L’attachement est une énergie plus tournée vers soi que vers l’autre. Donc ce n’est pas de l’amour. Ce serait plutôt une énergie destinée à combler un manque, une envie de contrôle, de maîtrise sur les choses ou les gens, une envie de toute-puissance. Dans le pire des cas, c'est une recherche inconsciente de confirmation de l’échec et de sa nullité personnelle.

 Le corollaire de l’attachement est la frustration, toujours issue de l’attachement. Comme si on était encore petit enfant, on s’attache à quelque chose de toujours extérieur à soi car on l’assimile au bonheur. Nous sommes attaché à notre bonheur, c’est donc un attachement pour soi conférant à la notion de propriété. Nous ne voyons absolument pas que le bonheur repose uniquement sur nous-mêmes, sur la façon dont nous utilisons notre tête et aucunement sur les objets ou personnes extérieures.

Le fait de s’attacher fixe, condamne les choses. Plus on saisit, plus on entrave le libre court naturel, plus on bloque les choses et plus elles nous échappent. Tout change, tout mute, tout est en perpétuel mouvement, à l’instar des poussières qui volent dans le rai de lumière traversant une pièce. J’aime un être cher et suis attaché à cet amour sans me rendre compte qu’il change, qu’il mute, qu’il vieillit, qu’il se transforme. Il change d’idées et de cellules à chaque seconde et moi aussi. A un moment, je vais m’apercevoir que cet amour n’a plus rien à voir avec celui du premier mois et l’attachement va cisailler carrément la relation. Notre attitude va toujours provoquer quelque chose chez l’autre. Je vais exiger qu’il reste ou redevienne comme avant.

S’attacher, c’est vivre avec des œillères, rivé sur son besoin et fermé à l’accueil du mouvement de tous les possibles.

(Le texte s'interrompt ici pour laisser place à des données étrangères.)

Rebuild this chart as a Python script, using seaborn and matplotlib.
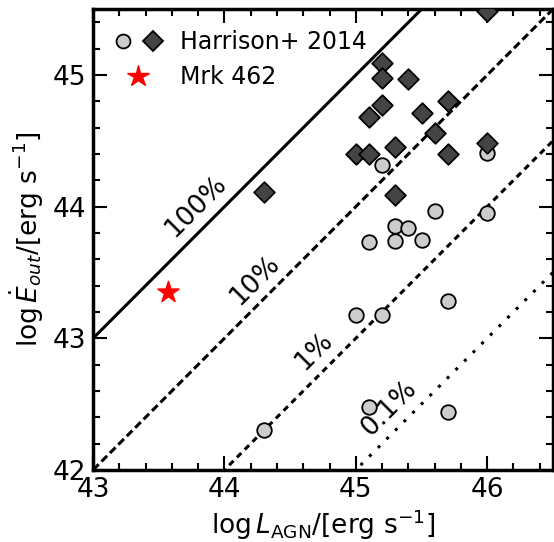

L’attachement entraîne souffrance par l’anxiété de perdre et la force anxiogène qu’il suppose. La souffrance à la séparation ou à la perte d’un objet ou d’une personne est à hauteur du degré d’attachement. En cas de deuil, la souffrance est terrible. Lorsqu’on perd un être cher, on ne peut pas dire qu’on souffre pour lui. Cette souffrance est inutile et peut être contournée en travaillant les antidotes à l’attachement.

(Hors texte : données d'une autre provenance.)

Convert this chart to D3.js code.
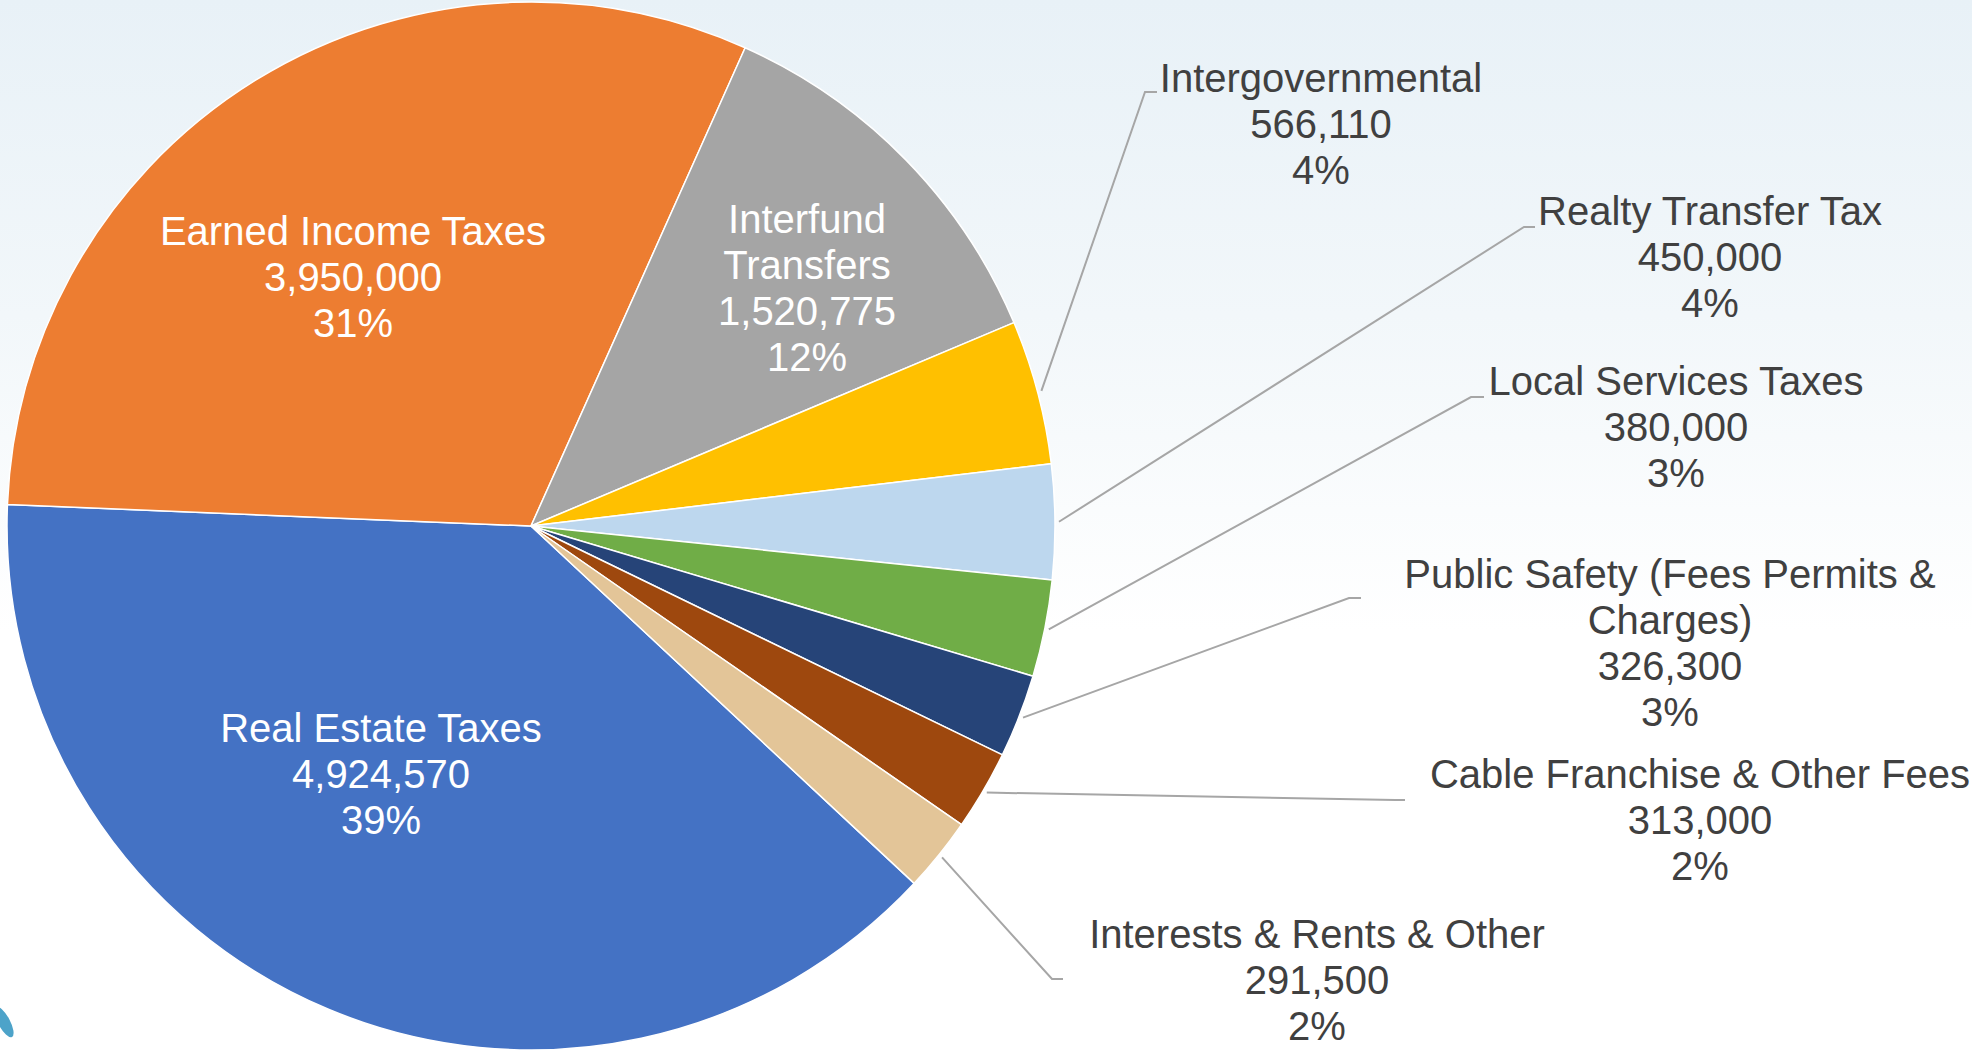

 L’antidote à l’attachement est la générosité. L’essence de la générosité est le non-attachement qui confère aux notions de partage et de lâcher-prise. Dans le non-attachement il y a non attente, l’esprit est placé dans l’ici et maintenant, libre donc les possibilités d’ajustement à ce qui se passe sont multiples. Il ne s’agit pas d’être détaché ou indifférent,  soumis ou résigné mais de quitter les attachements afin de redevenir libre et ce n’est pas la même chose. Quand il n’y a plus d’attachement il y a éveil.
Qui ne possède pas ne perd rien mais jouit de tout. 

Plus on relâche l’attachement plus l’Amour est grandiose.
La bonne nouvelle est qu’on peut changer. La mauvaise est que personne ne le fera à notre place et que faire à la place d’autrui est stérile.
Vous saurez véritablement aimer lorsque vous serez autonome, prêts à perdre l’objet ou l’être cher, ce qui est inévitable. A ce moment, vous pourrez prendre véritablement soin de la relation, et vous réjouir de chaque moment dans la plénitude de l’instant présent.